* [DATA]
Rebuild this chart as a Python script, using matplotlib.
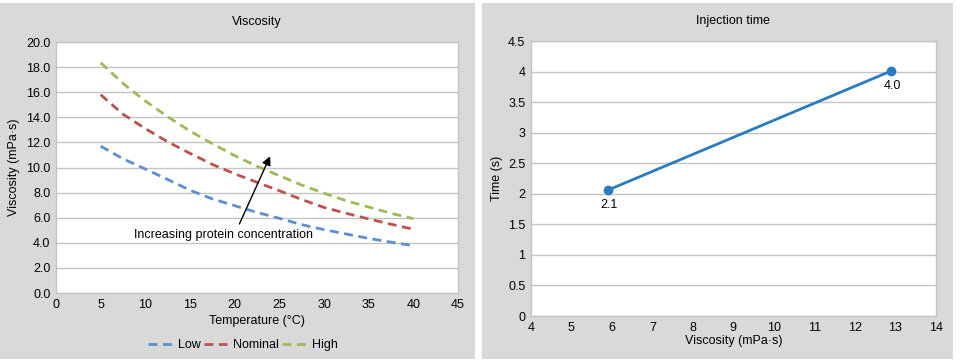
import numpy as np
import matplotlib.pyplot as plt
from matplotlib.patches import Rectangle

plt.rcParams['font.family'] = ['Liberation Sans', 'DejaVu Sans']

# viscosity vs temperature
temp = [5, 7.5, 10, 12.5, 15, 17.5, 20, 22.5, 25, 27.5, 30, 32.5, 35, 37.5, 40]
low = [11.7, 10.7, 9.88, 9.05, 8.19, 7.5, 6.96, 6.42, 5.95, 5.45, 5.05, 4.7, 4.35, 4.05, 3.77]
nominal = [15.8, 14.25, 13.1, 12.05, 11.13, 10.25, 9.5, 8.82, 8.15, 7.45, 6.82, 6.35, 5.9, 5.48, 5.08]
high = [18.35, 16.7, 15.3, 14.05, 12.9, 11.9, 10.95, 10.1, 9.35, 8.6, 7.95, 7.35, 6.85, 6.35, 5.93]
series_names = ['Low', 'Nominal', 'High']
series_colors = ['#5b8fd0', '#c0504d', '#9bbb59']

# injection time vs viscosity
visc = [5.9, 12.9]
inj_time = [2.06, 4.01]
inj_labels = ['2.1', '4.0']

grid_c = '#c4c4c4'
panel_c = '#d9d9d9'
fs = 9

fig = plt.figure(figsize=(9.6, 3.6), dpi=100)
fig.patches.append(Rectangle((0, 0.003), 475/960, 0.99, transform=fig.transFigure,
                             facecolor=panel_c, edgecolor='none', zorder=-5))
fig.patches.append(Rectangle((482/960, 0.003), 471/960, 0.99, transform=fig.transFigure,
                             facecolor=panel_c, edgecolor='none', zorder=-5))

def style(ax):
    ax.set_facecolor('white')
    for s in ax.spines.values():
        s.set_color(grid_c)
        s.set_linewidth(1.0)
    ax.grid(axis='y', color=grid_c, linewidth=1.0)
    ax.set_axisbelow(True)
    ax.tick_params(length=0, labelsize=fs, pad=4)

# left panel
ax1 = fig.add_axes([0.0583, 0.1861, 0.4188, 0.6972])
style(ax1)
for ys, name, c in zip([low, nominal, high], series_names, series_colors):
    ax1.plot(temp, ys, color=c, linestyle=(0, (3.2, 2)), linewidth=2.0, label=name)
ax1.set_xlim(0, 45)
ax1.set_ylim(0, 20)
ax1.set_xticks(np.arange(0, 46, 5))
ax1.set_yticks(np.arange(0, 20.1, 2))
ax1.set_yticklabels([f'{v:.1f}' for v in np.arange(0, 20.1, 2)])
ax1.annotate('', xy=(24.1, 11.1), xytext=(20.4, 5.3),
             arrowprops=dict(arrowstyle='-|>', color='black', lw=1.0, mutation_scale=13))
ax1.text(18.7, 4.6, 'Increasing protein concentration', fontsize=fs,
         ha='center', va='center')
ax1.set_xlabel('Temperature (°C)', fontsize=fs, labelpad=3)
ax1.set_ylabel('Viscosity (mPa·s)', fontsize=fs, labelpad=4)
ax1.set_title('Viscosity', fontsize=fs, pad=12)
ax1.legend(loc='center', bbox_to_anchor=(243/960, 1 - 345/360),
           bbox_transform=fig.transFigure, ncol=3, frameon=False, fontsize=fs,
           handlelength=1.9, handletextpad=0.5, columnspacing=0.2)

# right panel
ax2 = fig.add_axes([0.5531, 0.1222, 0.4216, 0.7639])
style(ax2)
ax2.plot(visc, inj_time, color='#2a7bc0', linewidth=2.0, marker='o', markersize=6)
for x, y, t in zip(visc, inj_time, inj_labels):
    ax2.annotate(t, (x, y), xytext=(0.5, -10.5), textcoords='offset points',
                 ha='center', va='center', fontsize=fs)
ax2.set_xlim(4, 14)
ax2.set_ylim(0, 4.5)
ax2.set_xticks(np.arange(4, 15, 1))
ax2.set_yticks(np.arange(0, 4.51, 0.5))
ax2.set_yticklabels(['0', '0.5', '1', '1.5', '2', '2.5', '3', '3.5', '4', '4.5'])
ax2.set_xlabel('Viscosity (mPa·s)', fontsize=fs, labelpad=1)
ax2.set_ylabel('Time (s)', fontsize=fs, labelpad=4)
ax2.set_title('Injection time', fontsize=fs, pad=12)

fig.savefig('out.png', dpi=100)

* [PROBLEM] Please take the lines from the beginning of the data above through the line holding "plt.rcParams['font.family'] = ['Liberation" and transcribe them exactly, without any pictures.

* [EXERCISE SOLUTION]
Rebuild this chart as a Python script, using matplotlib.
import numpy as np
import matplotlib.pyplot as plt
from matplotlib.patches import Rectangle

plt.rcParams['font.family'] = ['Liberation Sans', 'DejaVu Sans']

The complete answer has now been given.